Pet Turtles Can Make People Sick: Guidance for Clinicians

Janell Routh, MD


June 25, 2012

Editorial Collaboration

Medscape &

In This Article

Small Turtles Can Make People Sick

Small turtles have been making people sick for decades. Clinicians need to take specific steps to help protect patients and their families. In the United States, selling turtles with a shell less than 4 inches in length has been banned by the US Food and Drug Administration (FDA) since 1975.[1] Despite the FDA's ban, small turtles continue to be sold in a variety of venues, including stores, flea markets, and fairs, and from roadside or street vendors.

The Centers for Disease Control and Prevention (CDC) recently published a report[2] describing an outbreak involving 132 people who became ill with salmonellosis from August 2010 to September 2011 that was linked to contact with small turtles and their habitats. During this outbreak, interviews were conducted with 56 patients, and 36 (64%) of them reported exposure to a turtle in the week preceding their illness. For 15 patients who could recall the type of turtle they touched, 14 identified small turtles with a shell length of less than 4 inches. These turtles were subject to the FDA ban and should not have been for sale to the public.

This was the fifth multistate outbreak of human Salmonella infections associated with small turtles in the past 5 years. These outbreaks illustrate that contact with small turtles remains an important source of human Salmonella infections, especially for high-risk patients, including young children, the elderly, pregnant women, and those who are immunocompromised.
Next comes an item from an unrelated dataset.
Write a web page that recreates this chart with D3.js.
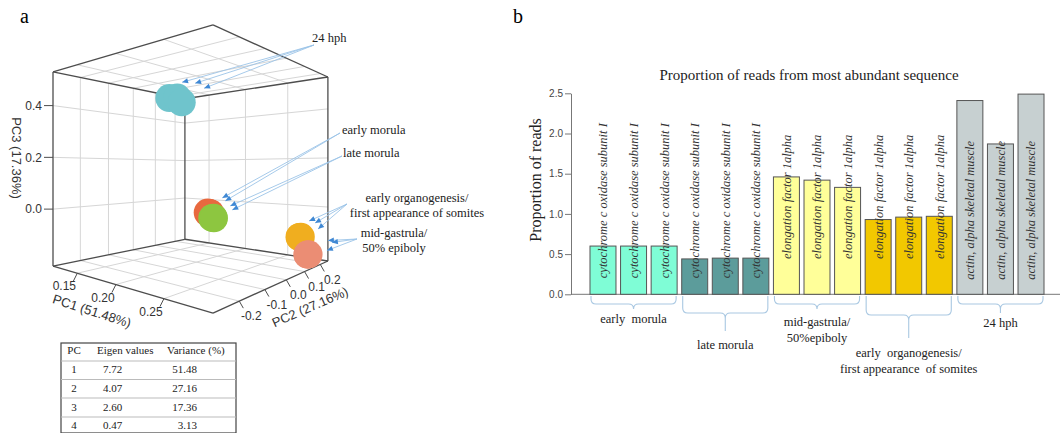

Small turtles pose a risk to young children because they are mistakenly thought to be safe pets; they are small enough to be placed in the mouth and they can be handled as toys. Although young children are especially at risk for serious illness, anyone can get sick from handling the turtle or its environment, including the water from containers or aquariums where they live. This water can also cross-contaminate areas where tanks are kept or cleaned, which can indirectly lead to illness in people who did not directly touch a turtle or its habitat.